前者を嬰律、後者を變律という。かく半音の位置が真の中央でないというだけの事を見ても、この十二律がピアノの黒白の十二鍵とは似て非なるものである事は容易に了解し得られるのである」。伊庭孝なくして、その解析は不可能である。
バルトークの旋律表現としてピタゴラス音階、ハンガリーの民俗的源泉の中にあるピタゴラス音階と同種類の旋法、そして伊庭孝によって十二律をピタゴラス音階と対照した分析と、ピタゴラス音律は音楽を語るとき、一定の基準として比較対象に用いられる。
いまでもギリシア文明の知的遺産は何かにつけ引用される。神話といえばギリシア、哲学幾何学といえばギリシア、そして星占いといえばギリシアの名が登場しているが、西欧の歴史を訪ね歩くとまず「ギリシアありき」で始まる。そこにメソポタミア、ペルシア、クレタ島などの文明が端緒的に語られることはない。
哲学の祖タレスはギリシア圏内に含まれ七賢人の一人とされるが、当時ギリシアの植民地であったイオニアのミレトスに生まれている。その後の哲学自然学派の多くはタレスを基盤として学問を究め、それに続くが後世に名を残した人物の多くはギリシアより輩出する。
時代的な背景を考慮してみると、それは紀元前のルネサンスというべき栄華を誇った時代である。周辺諸国に培われていた叡智が集中的にその時代にギリシアへ吸い寄せられた観がある。
エーゲ海クレタ島クノッソス
エーゲ海の南部に浮く大きな島、クレタに古代ミュケナイ文明があったことはあまり知られていない。

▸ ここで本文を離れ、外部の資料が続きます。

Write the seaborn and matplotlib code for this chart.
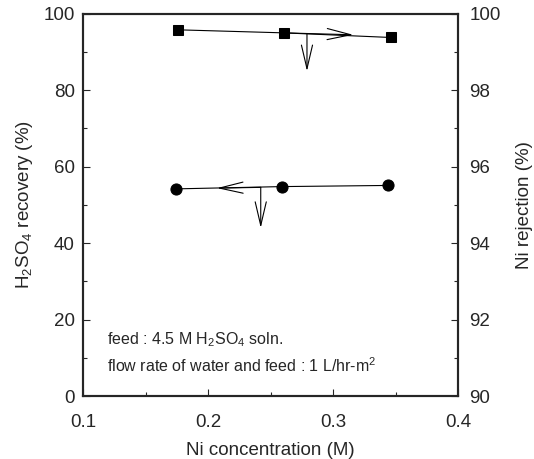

太古より神の請託を受けたクレタ島は、かつて青々とした緑の樹々が生い茂りアーモンド・オリーブ・クリ・クルミ・カリン・ザクロなど果実がたわわに実り、古代の島の人々は芳醇な香りに包まれていた。
クノッソス宮殿跡は文明の幻影を今に伝える。ミュケナイ文明の別称ミノア、そこには青々とした緑の樹々がエーゲ海の潮の匂いとともに生い繁り、人々は豊かな秋の収穫を神に感謝し祈りを捧げた。それはこの世の楽園を映し出していた。
現在、クレタ島で野生化したそれらの樹木から今でも果実を採取している。そのことが数千年前の歴史を知る手掛かりであることは、人々のあいだに伝えられた言伝え伝承とともに、より雄弁に歴史を教える場合もある。ミュケナイ文明はクレタの伝説ミノス王を称えたミノア文明であった。そしてクノッソス宮殿遺跡はミノア文明の栄華を今に伝える。
クレタ島の伝説によれば、王は祭司にして領主、保護者にして救済者である。九年間ミノスは王として君臨した。
クレタ島の王ミノスはゼウスの息子とされる。ゼウスはギリシア神話の最高神で天空を支配する神だ。
ミノスが「おおいなるゼウスの仲間」とする説、紀元前九世紀頃、ギリシアの盲目吟遊詩人ホメロス著・伝とされる長編叙事詩『オデュッセイア』にその記述がある。またメルヘンの一つ英雄伝説の火の神が大杭を焼いて巨人の目に刺して盲目するという話は『オデュッセイア』が沢山の説話を集積したものと解されている。
クレタに隣接する島、キプロス島の神殿には前屈みの女の像が見つかっているが、それは生殖に関する呪術儀式ともみられ古代の呪儀的要素を現す。その奇異な女の像の容姿からある説が生まれた。娘は好奇心のおもむくままに窓から覗き、その時神に襲われたとする神話がアナクサレーテ神話の主要な筋書きである。
娘は恋人に対してつれない意思表示をしたために相手が死に、そのことに何の感情も示さず、恋人の葬列が通過するのを窓から覗いているだけだった。石の心をもったアナクサレーテは石像になり代り、不滅身体の化身として娘はアプロディーテの神殿の神となったと伝えられる。
ギリシア神話には果実と神の関係が頻繁に登場する。ホメロスの『オデュッセイア』に登場する王アルキノオスの果樹園を語った中にナシやザクロ、リンゴやイチジクなどの樹々、樹液をいっぱい蓄えたオリーブなどが育っていた、と記録している。ギリシアのその時代すでにイチジクが栽培されていたことを物語っている。